Knowing that Christ is raised, never to die again, leaves us with these conclusions:

  • Jesus has done with sin – his once for all time death provided complete salvation.
  • There are no more sins for him to deal with – all the sins of all his people from all time (past, present and future) have been suffered and died for.
  • Therefore Death no longer has any authority over, or claim of any kind upon, Jesus Christ.

Jesus died once for sin, Jesus now lives for God, so…

  • We are to regard ourselves as dead to sin (having died with Christ)
  • and as alive to God – alive to doing things God’s way.

This means we are not to let sin boss us around, precisely because we are saved sinners.

We are not to obey sin with regard to our desires.

  • Human desires were created by God and they were given to us as good things.
  • Our sinful nature messes with these desires, for example:
    • Our human desire for partner was messed with, producing unfaithfulness, pornography and prostitution.
    • Our desire for useful work was twisted by laziness, workaholic attitudes and careerism.
    • Our desire for food is blighted by over-eating or other difficulties.

Next, Paul’s language seem to echo the 10 commandments, which begin with a statement of how God had rescued Israel from slavery in Egypt and how they are now his people.

  • We are not to present our physical and mental abilities as weapons of unrighteousness.
    • You are my people.
    • You are to show love by not doing evil.
  • We are to present our physical and mental abilities as weapons of righteousness.
    • You are my people.
    • You are to show love by doing positive good.

If you are a Christian, if you trust Jesus Christ, you have been made alive from the dead. You are united to Christ. You are Children of God.

You are no longer under law to be condemned by it. Jesus has dealt with your sin. You may now say with the Psalm writer, ‘Oh, how I love your law!’ (Psalm 119:97)

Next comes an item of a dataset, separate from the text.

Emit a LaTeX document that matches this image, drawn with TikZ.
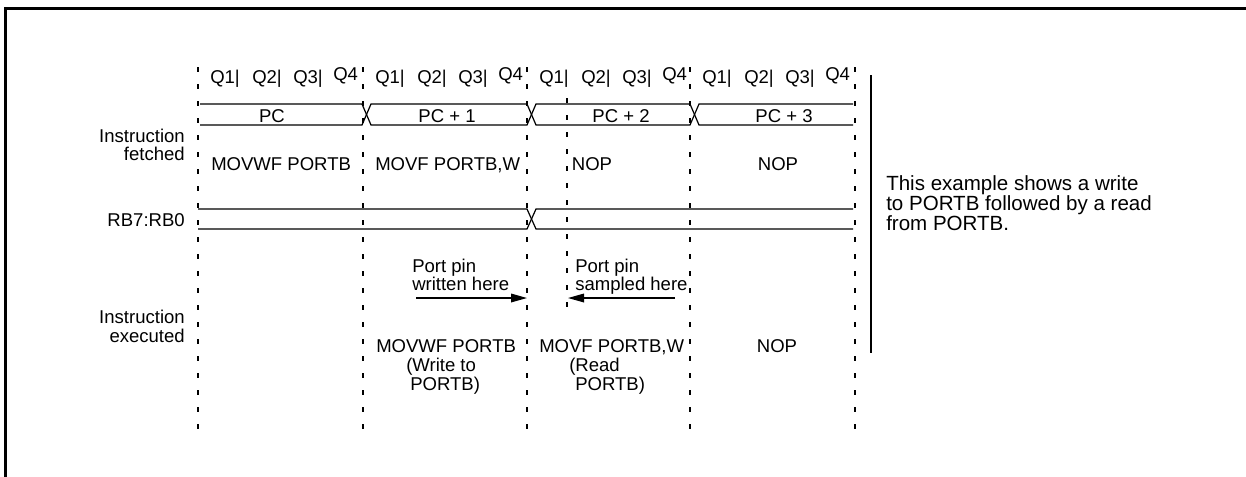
\documentclass[tikz,border=0pt]{standalone}
\usepackage{fontspec}
\setmainfont{Liberation Sans}
\usetikzlibrary{arrows.meta}
\begin{document}
\begin{tikzpicture}[x=0.75pt,y=-0.75pt,
  txt/.style={inner sep=0pt, font=\fontsize{13.9}{16}\selectfont},
  note/.style={inner sep=0pt, font=\fontsize{15.4}{16}\selectfont},
  gridline/.style={line width=1pt, dash pattern=on 3.75pt off 9pt},
  busline/.style={line width=0.9pt},
  arr/.style={line width=0.9pt, -{Triangle[length=12pt,width=6.5pt]}}]
\useasboundingbox (0,0) rectangle (1246,476);
% frame
\draw[line width=2pt] (5.5,8.5) rectangle (1300,520);
% cycle boundaries
\foreach \x/\n in {198/g0,363/g1,527/g2,690/g3,855/g4}{
  \coordinate (\n t) at (\x,67);
  \coordinate (\n b) at (\x,440);
  \draw[gridline] (\n t) -- (\n b);
}
\coordinate (smpt) at (567,98);
\coordinate (smpb) at (567,312);
\draw[gridline] (smpt) -- (smpb);
% Q labels
\foreach \s [count=\i] in {198,363,527,690}{
  \node[txt, anchor=base west] (qa\i) at (\s+12,83) {Q1|};
  \node[txt, anchor=base west] (qb\i) at (\s+54,83) {Q2|};
  \node[txt, anchor=base west] (qc\i) at (\s+95,83) {Q3|};
  \node[txt, anchor=base west] (qd\i) at (\s+135,80) {Q4};
}
% PC bus
\draw[busline] (200,104) -- (362,104) -- (371,125) -- (527,125) -- (536,104) -- (690,104) -- (699,125) -- (853,125);
\draw[busline] (200,125) -- (362,125) -- (371,104) -- (527,104) -- (536,125) -- (690,125) -- (699,104) -- (853,104);
\node[txt, anchor=base] (pc0) at (272,122) {PC};
\node[txt, anchor=base] (pc1) at (447,122) {PC + 1};
\node[txt, anchor=base] (pc2) at (621,122) {PC + 2};
\node[txt, anchor=base] (pc3) at (784,122) {PC + 3};
% fetched
\node[txt, anchor=base east] (if1) at (185,142) {Instruction};
\node[txt, anchor=base east] (if2) at (185,160) {fetched};
\node[txt, anchor=base west] (f1) at (211,170) {MOVWF PORTB};
\node[txt, anchor=base west] (f2) at (375,170) {MOVF PORTB,W};
\node[txt, anchor=base] (f3) at (592,170) {NOP};
\node[txt, anchor=base] (f4) at (778,170) {NOP};
% RB bus
\node[txt, anchor=base east] (rb) at (185,226) {RB7:RB0};
\draw[busline] (198,209) -- (527,209) -- (536,229) -- (853,229);
\draw[busline] (198,229) -- (527,229) -- (536,209) -- (853,209);
% port pin notes
\node[txt, anchor=base west] (pw1) at (412,272) {Port pin};
\node[txt, anchor=base west] (pw2) at (412,290) {written here};
\node[txt, anchor=base west] (ps1) at (575,272) {Port pin};
\node[txt, anchor=base west] (ps2) at (575,290) {sampled here};
\coordinate (wS) at (416,298);
\coordinate (wE) at (527,298);
\coordinate (sS) at (675,298);
\coordinate (sE) at (568,298);
\draw[arr] (wS) -- (wE);
\draw[arr] (sS) -- (sE);
% executed
\node[txt, anchor=base east] (ie1) at (185,323) {Instruction};
\node[txt, anchor=base east] (ie2) at (185,342) {executed};
\node[txt, anchor=base west] (e1) at (376,352) {MOVWF PORTB};
\node[txt, anchor=base west] (e1b) at (406,371) {(Write to};
\node[txt, anchor=base west] (e1c) at (410,390) {PORTB)};
\node[txt, anchor=base west] (e2) at (539,352) {MOVF PORTB,W};
\node[txt, anchor=base west] (e2b) at (569,371) {(Read};
\node[txt, anchor=base west] (e2c) at (575,390) {PORTB)};
\node[txt, anchor=base] (e3) at (777,352) {NOP};
% separator and note
\coordinate (sepT) at (871,75);
\coordinate (sepB) at (871,353);
\draw[line width=2.2pt] (sepT) -- (sepB);
\node[note, anchor=base west] (n1) at (886,190) {This example shows a write};
\node[note, anchor=base west] (n2) at (886,210) {to PORTB followed by a read};
\node[note, anchor=base west] (n3) at (886,230) {from PORTB.};
\end{tikzpicture}
\end{document}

You are now a child of God’s grace in Christ, under his fatherly protection and love. You have been saved to show love and do good.

We have new attitudes toward God and our fellow human beings because Jesus has died and risen again for us. As Christians we are no longer to live as if God isn’t there, no longer to live as if we were our own boss. We are to love God with all our mind, strength, will and heart, and to love our neighbours as ourselves.